Going forward, I think Meteor needs to build on its strengths, specifically the convention over configuration, developers experience and flexibility, and double down on entrepreneurs and SMB. These values are missing in the node ecosystem, it’ll give Meteor a long-term competitive advantage. The focus on pub/sub is actually the root of Meteor issues in my opinion, if developers start using RPC methods and only add pub/sub when needed and then optimize those when scaling then there won’t be an issue. But if they start doing pub/sub for everything, create many user specific publications without any consideration to performance then host it on 1 GB instance and invite everyone to join then surely it’ll crash. With that said, I think there is a room to improve the Meteor’s pub/sub. Specially, we need have a section on the guide for performance because right now the information is all over the place and technically I think Meteor’s pub/sub engine needs to be decoupled from the application server. The pub/sub engine (mergebox and diffing algorithms) should be made scalable on a separate cluster from the application server with their own UI dashboard, DDP interface and alerts.
Meanwhile, here is what I think would be a good recommendation (and please community keep me honest here):
- If you don’t need real-time then just use Meteor methods or Apollo. This will make Meteor as scalable as any other socket based node app
- Do use out of the box pub/sub to validate ideas quickly but don’t expect to scale without any tweaks
- If you’ve a lot of per user pub/sub observers and you don’t want to worry about the technicalities of scaling, then I’d recommend Galaxy
- Use as many re-usable publications as you can, the cost of scaling those are minimal compared to user specific publications (from my test, on average user specific publications are around 6 times more expensive in memory then generic re-usable publications)

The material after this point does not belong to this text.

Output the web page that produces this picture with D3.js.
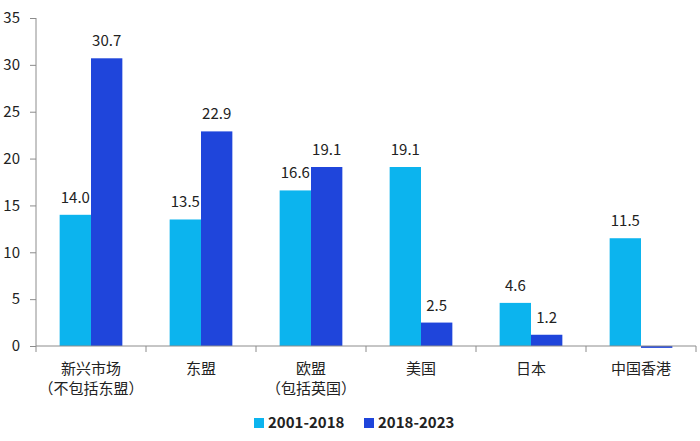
<!DOCTYPE html>
<html><head><meta charset="utf-8">
<script src="https://cdn.jsdelivr.net/npm/d3@7"></script>
<style>
html,body{margin:0;padding:0;background:#fff;}
svg{display:block;font-family:"Noto Sans CJK SC","Noto Sans",sans-serif;}
</style></head>
<body><svg id="chart" width="700" height="441"></svg>
<script>
const categories = [["新兴市场","（不包括东盟）"],["东盟"],["欧盟","（包括英国）"],["美国"],["日本"],["中国香港"]];
const seriesNames = ["2001-2018","2018-2023"];
const series2001_2018 = [14.0, 13.5, 16.6, 19.1, 4.6, 11.5];
const series2018_2023 = [30.7, 22.9, 19.1, 2.5, 1.2, -0.2];
const yTicks = [0,5,10,15,20,25,30,35];
const colors = ["#0cb4ee","#1f45db"];

(function(){
const svg = d3.select("#chart");
const mLeft = 36, mRight = 696, mTop = 18, mBottom = 346;
const catIdx = categories.map((d,i)=>i);
const x0 = d3.scaleBand().domain(catIdx).range([mLeft,mRight]).paddingInner(0.43).paddingOuter(0.215);
const x1 = d3.scaleBand().domain([0,1]).range([0,x0.bandwidth()]);
const y = d3.scaleLinear().domain([0,35]).range([mBottom,mTop]);
const axisColor = "#8c8c8c";

const data = [series2001_2018, series2018_2023];
data.forEach((vals,s)=>{
  svg.append("g").selectAll("rect").data(vals).join("rect")
    .attr("x",(d,i)=>x0(i)+x1(s))
    .attr("width",x1.bandwidth())
    .attr("y",d=>y(Math.max(0,d)))
    .attr("height",d=>Math.abs(y(d)-y(0)))
    .attr("fill",colors[s]);
  svg.append("g").selectAll("text").data(vals.map((v,i)=>({v,i})).filter(d=>d.v>0)).join("text")
    .attr("x",d=>x0(d.i)+x1(s)+x1.bandwidth()/2)
    .attr("y",d=>y(d.v)-12)
    .attr("text-anchor","middle")
    .attr("font-size",15)
    .attr("fill","#222")
    .text(d=>d3.format(".1f")(d.v));
});

const yAxis = svg.append("g").attr("transform",`translate(${mLeft},0)`)
  .call(d3.axisLeft(y).tickValues(yTicks).tickSize(6).tickPadding(10).tickFormat(d3.format("d")));
yAxis.select(".domain").attr("stroke",axisColor).attr("d",`M0,${mTop}V${mBottom}`);
yAxis.selectAll(".tick line").attr("stroke",axisColor);
yAxis.selectAll(".tick text").attr("font-size",15).attr("fill","#222").attr("font-family","\"Noto Sans CJK SC\",sans-serif");

const xg = svg.append("g");
xg.append("line").attr("x1",mLeft).attr("x2",mRight).attr("y1",mBottom).attr("y2",mBottom).attr("stroke",axisColor);
const bounds = catIdx.map(i=>x0(i)-x0.step()*x0.paddingInner()/2).concat([mRight]);
xg.selectAll("line.t").data(bounds).join("line").attr("class","t")
  .attr("x1",d=>d).attr("x2",d=>d).attr("y1",mBottom).attr("y2",mBottom+6).attr("stroke",axisColor);
const labels = xg.selectAll("text").data(categories).join("text")
  .attr("text-anchor","middle").attr("font-size",15).attr("fill","#222");
labels.each(function(lines,i){
  const t = d3.select(this);
  lines.forEach((ln,k)=>{
    t.append("tspan").attr("x",x0(i)+x0.bandwidth()/2).attr("y",374+k*20).text(ln);
  });
});

const legendX = [254,364];
seriesNames.forEach((n,s)=>{
  svg.append("rect").attr("x",legendX[s]).attr("y",418).attr("width",10).attr("height",10).attr("fill",colors[s]);
  svg.append("text").attr("x",legendX[s]+14).attr("y",428).attr("font-size",15).attr("font-weight","bold")
    .attr("fill","#222").text(n);
});
})();
</script></body></html>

- If you’ve many user specific publications then I’d either switch to redis or really bump up the memory per VM
- If you expect a lot of traffic spike then you need to overprovision the VMs or cluster meteor instances on the CPUs. Remember node is single threaded so by default it doesn’t leverage the multiple CPUs, so you either fork multiple meteor processes or scale the app horizontally with many small nodes and put load balancer in front of it, this is true for all node applications
- If you really want to have full control over you reactivity try the awesome redis-oplog package by cult-of-coders.

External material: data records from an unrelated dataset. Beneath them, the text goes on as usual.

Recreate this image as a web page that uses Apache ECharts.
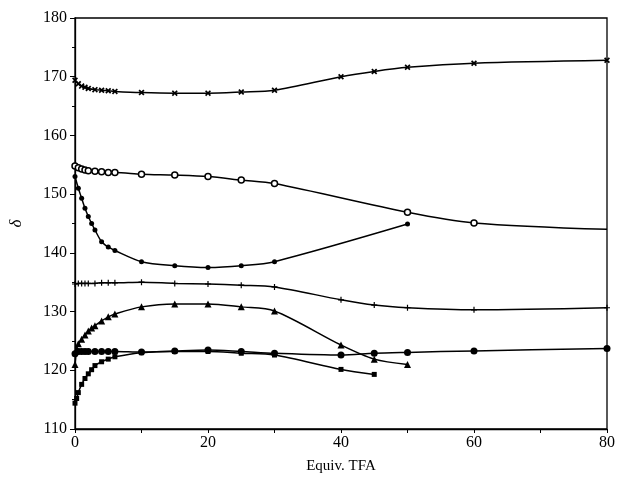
<!DOCTYPE html>
<html>
<head>
<meta charset="utf-8">
<script src="https://cdn.jsdelivr.net/npm/echarts@6/dist/echarts.min.js"></script>
<style>
  html, body { margin: 0; padding: 0; background: #fff; }
  #chart { width: 618px; height: 482px; }
</style>
</head>
<body>
<div id="chart"></div>
<script>
// x = equiv. TFA, y = delta, one pair of arrays per curve
const crossX = [0, 0.5, 1, 1.5, 2, 3, 4, 5, 6, 10, 15, 20, 25, 30, 40, 45, 50, 60, 80];
const crossY = [169.4, 168.8, 168.4, 168.2, 168.0, 167.8, 167.7, 167.6, 167.5, 167.3, 167.2, 167.2, 167.4, 167.7, 170.0, 170.9, 171.6, 172.3, 172.8];

const openX = [0, 0.5, 1, 1.5, 2, 3, 4, 5, 6, 10, 15, 20, 25, 30, 50, 60, 80];
const openY = [154.8, 154.5, 154.3, 154.1, 154.0, 153.9, 153.8, 153.7, 153.7, 153.4, 153.25, 153.0, 152.4, 151.8, 146.9, 145.1, 144.0];

const dotX = [0, 0.5, 1, 1.5, 2, 2.5, 3, 4, 5, 6, 10, 15, 20, 25, 30, 50];
const dotY = [153.0, 151.0, 149.3, 147.6, 146.2, 145.0, 143.9, 141.9, 141.0, 140.4, 138.5, 137.8, 137.5, 137.8, 138.5, 144.9];

const plusX = [0, 0.5, 1, 1.5, 2, 3, 4, 5, 6, 10, 15, 20, 25, 30, 40, 45, 50, 60, 80];
const plusY = [134.7, 134.8, 134.8, 134.8, 134.8, 134.8, 134.9, 134.9, 134.9, 135.0, 134.8, 134.7, 134.5, 134.2, 132.0, 131.1, 130.65, 130.3, 130.65];

const triX = [0, 0.25, 0.5, 1, 1.5, 2, 2.5, 3, 4, 5, 6, 10, 15, 20, 25, 30, 40, 45, 50];
const triY = [121.0, 123.5, 124.5, 125.3, 126.0, 126.7, 127.2, 127.6, 128.4, 129.1, 129.6, 130.8, 131.3, 131.3, 130.8, 130.1, 124.3, 121.9, 121.0];

const discX = [0, 0.5, 1, 1.5, 2, 3, 4, 5, 6, 10, 15, 20, 25, 30, 40, 45, 50, 60, 80];
const discY = [122.8, 123.2, 123.2, 123.2, 123.2, 123.2, 123.2, 123.2, 123.2, 123.1, 123.3, 123.45, 123.2, 122.9, 122.6, 122.9, 123.05, 123.3, 123.7];

const squareX = [0, 0.25, 0.5, 1, 1.5, 2, 2.5, 3, 4, 5, 6, 10, 15, 20, 25, 30, 40, 45];
const squareY = [114.4, 115.2, 116.2, 117.6, 118.6, 119.4, 120.1, 120.8, 121.45, 121.9, 122.3, 123.0, 123.2, 123.2, 122.9, 122.6, 120.15, 119.3];

const xTicks = [0, 20, 40, 60, 80];

const pairs = (xs, ys) => xs.map((x, i) => [x, ys[i]]);

const XMARK = 'path://M0,2L2,0L5,3L8,0L10,2L7,5L10,8L8,10L5,7L2,10L0,8L3,5Z';
const PLUS = 'path://M4,0H6V4H10V6H6V10H4V6H0V4H4Z';

function curve(data, symbol, size, fill) {
  return {
    type: 'line',
    data: data,
    smooth: 0.3,
    symbol: symbol,
    symbolSize: size,
    showSymbol: true,
    lineStyle: { color: '#000', width: 1.5 },
    itemStyle: { color: fill || '#000', borderColor: '#000', borderWidth: fill ? 1.5 : 0 },
    emphasis: { disabled: true },
    z: 3
  };
}

const openData = pairs(openX, openY);
// last point on the right frame has no marker
openData[openData.length - 1] = { value: openData[openData.length - 1], symbol: 'none' };

const chart = echarts.init(document.getElementById('chart'));
chart.setOption({
  animation: false,
  backgroundColor: '#fff',
  grid: {
    left: 71, right: 9, top: 18, bottom: 53,
    show: true, borderColor: '#000', borderWidth: 1.3
  },
  xAxis: {
    type: 'value',
    min: 0, max: 80, interval: 20,
    name: 'Equiv. TFA',
    nameLocation: 'middle',
    nameGap: 30,
    nameTextStyle: { fontFamily: 'Liberation Serif', fontSize: 15, color: '#000' },
    axisLine: { onZero: false, lineStyle: { color: '#000', width: 1.3 } },
    axisTick: { inside: false, length: 4, lineStyle: { color: '#000' } },
    minorTick: { show: true, splitNumber: 2, length: 4, lineStyle: { color: '#000' } },
    splitLine: { show: false },
    axisLabel: {
      color: '#000', fontFamily: 'Liberation Serif', fontSize: 16, margin: 6,
      formatter: v => xTicks.includes(v) ? String(v) : ''
    }
  },
  yAxis: {
    type: 'value',
    min: 110, max: 180, interval: 10,
    name: 'δ',
    nameLocation: 'middle',
    nameGap: 50,
    nameRotate: 90,
    nameTextStyle: { fontFamily: 'Liberation Serif', fontSize: 17, fontStyle: 'italic', color: '#000' },
    axisLine: { lineStyle: { color: '#000', width: 1.3 } },
    axisTick: { length: 5, lineStyle: { color: '#000' } },
    minorTick: { show: true, splitNumber: 2, length: 3, lineStyle: { color: '#000' } },
    splitLine: { show: false },
    axisLabel: { color: '#000', fontFamily: 'Liberation Serif', fontSize: 16, margin: 8 }
  },
  series: [
    curve(pairs(crossX, crossY), XMARK, 6),
    curve(openData, 'circle', 6, '#fff'),
    curve(pairs(dotX, dotY), 'circle', 5),
    curve(pairs(plusX, plusY), PLUS, 6),
    curve(pairs(triX, triY), 'triangle', 7),
    curve(pairs(discX, discY), 'circle', 7),
    curve(pairs(squareX, squareY), 'rect', 5)
  ]
});
</script>
</body>
</html>
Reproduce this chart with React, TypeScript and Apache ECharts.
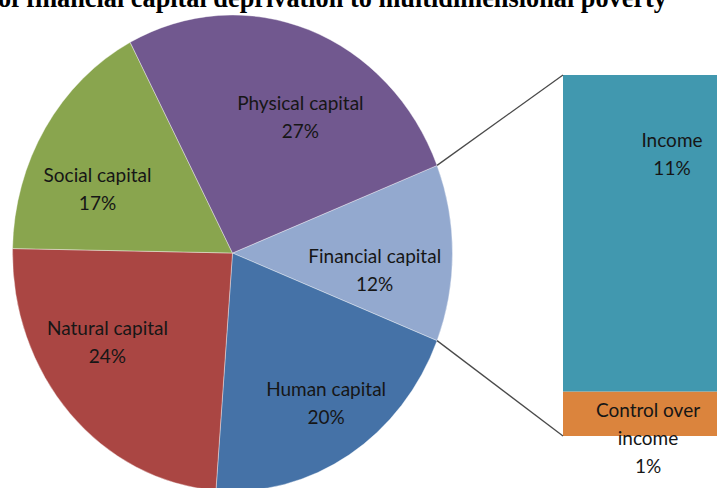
import React, { useEffect, useRef } from 'react';
import * as echarts from 'echarts';

// ---- data ----
const titleText = 'of financial capital deprivation to multidimensional poverty';
const pieCategories = ['Financial capital', 'Human capital', 'Natural capital', 'Social capital', 'Physical capital'];
const pieValues = [12, 20.2, 24.1, 17.0, 26.7];
const barAxisCategory = ['Financial capital'];
const barCategories = ['Control over\nincome', 'Income'];
const barValues = [1.48, 10.52];

// ---- styles / layout ----
const pieColors = ['#93A9CF', '#4572A7', '#AA4643', '#89A54E', '#71588F'];
const barColors = ['#DB843D', '#4198AF'];
const PIE = { cx: 232.5, cy: 253, rx: 220, ry: 238 };
const BAR = { left: 563, top: 75, height: 361 };
// label placement: angle offset from slice middle (deg) and radius fraction
const labelAngleShift = [6, -2, 9, -8, 8];
const labelRadius = [0.65, 0.76, 0.68, 0.67, 0.65];
const barLabelOffset = [[8, 24], [32, -80]];
const TEXT_COLOR = '#161616';
const FONT = 'Lato';

export default function App() {
  const ref = useRef<HTMLDivElement>(null);
  useEffect(() => {
    document.body.style.margin = '0';
    const chart = echarts.init(ref.current!, null, { renderer: 'svg' });
    const total = pieValues.reduce((a, b) => a + b, 0);
    const startDeg = 90 - (pieValues[0] / total) * 180;
    const cum: number[] = [];
    let acc = 0;
    pieValues.forEach((v) => {
      cum.push(acc);
      acc += v;
    });
    const toRad = (d: number) => ((d - 90) * Math.PI) / 180;
    const edge = (d: number, f = 1) => [
      PIE.cx + PIE.rx * f * Math.sin((d * Math.PI) / 180),
      PIE.cy - PIE.ry * f * Math.cos((d * Math.PI) / 180),
    ];
    const finStart = startDeg;
    const finEnd = startDeg + (pieValues[0] / total) * 360;
    const p1 = edge(finStart);
    const p2 = edge(finEnd);
    const barSum = barValues.reduce((a, b) => a + b, 0);

    const option: any = {
      animation: false,
      backgroundColor: '#ffffff',
      textStyle: { fontFamily: FONT },
      grid: { left: BAR.left, top: BAR.top, height: BAR.height, right: 0 },
      xAxis: { type: 'category', data: barAxisCategory, show: false },
      yAxis: { type: 'value', min: 0, max: barSum, show: false },
      graphic: [
        {
          type: 'text',
          x: 667,
          y: -1.3,
          style: {
            text: titleText,
            fill: '#000',
            fontFamily: 'Liberation Serif',
            fontWeight: 'bold',
            fontSize: 26.3,
            align: 'right',
            verticalAlign: 'middle',
          },
        },
        {
          type: 'line',
          shape: { x1: p1[0], y1: p1[1], x2: BAR.left, y2: BAR.top },
          style: { stroke: '#4a4a4a', lineWidth: 1.3 },
          z: 10,
        },
        {
          type: 'line',
          shape: { x1: p2[0], y1: p2[1], x2: BAR.left, y2: BAR.top + BAR.height },
          style: { stroke: '#4a4a4a', lineWidth: 1.3 },
          z: 10,
        },
      ],
      series: [
        {
          type: 'custom',
          coordinateSystem: 'none',
          data: pieValues.map((v, i) => ({ value: v, name: pieCategories[i] })),
          renderItem: (params: any, api: any) => {
            const i = params.dataIndex;
            const v = api.value(0);
            const a0 = startDeg + (cum[i] / total) * 360;
            const a1 = a0 + (v / total) * 360;
            const mid = (a0 + a1) / 2 + labelAngleShift[i];
            const lp = edge(mid, labelRadius[i]);
            return {
              type: 'group',
              children: [
                {
                  type: 'sector',
                  shape: {
                    cx: PIE.cx,
                    cy: PIE.cy,
                    r: PIE.rx,
                    r0: 0,
                    startAngle: toRad(a0),
                    endAngle: toRad(a1),
                    clockwise: true,
                  },
                  originX: PIE.cx,
                  originY: PIE.cy,
                  scaleY: PIE.ry / PIE.rx,
                  style: { fill: pieColors[i], stroke: 'rgba(255,255,255,0.45)', lineWidth: 0.8 },
                },
                {
                  type: 'text',
                  x: lp[0],
                  y: lp[1],
                  style: {
                    text: `${pieCategories[i]}\n${Math.round(v)}%`,
                    fill: TEXT_COLOR,
                    fontFamily: FONT,
                    fontSize: 19,
                    lineHeight: 28,
                    align: 'center',
                    verticalAlign: 'middle',
                  },
                },
              ],
            };
          },
        },
        ...barValues.map((v, i) => ({
          type: 'bar',
          name: barCategories[i],
          stack: 'fin',
          barWidth: '100%',
          data: [v],
          itemStyle: { color: barColors[i], borderWidth: 0 },
          label: {
            show: true,
            position: 'inside',
            offset: barLabelOffset[i],
            formatter: (p: any) => `${barCategories[i]}\n${Math.round(p.value)}%`,
            color: TEXT_COLOR,
            fontFamily: FONT,
            fontSize: 19,
            lineHeight: 28,
            textBorderWidth: 0,
            align: 'center',
            verticalAlign: 'middle',
          },
        })),
      ],
    };
    chart.setOption(option);
    return () => chart.dispose();
  }, []);
  return <div ref={ref} style={{ position: 'absolute', left: 0, top: 0, width: 717, height: 488 }} />;
}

I hope that helps, and again I really believe Meteor is the tool for entrepreneurs in the NodeJS ecosystem. By the time you start worrying about serving thousands of concurrent users, you’d have already validated your idea (which is critical for entrepreneurship) and you can start optimizing the weak points of your app for performance, this is much better approach for entrepreneurs then creating their own stack, building their pub/sub engine, glueing hundreds of NPM packages, configuring web-pack just to find out their ideas were invalid.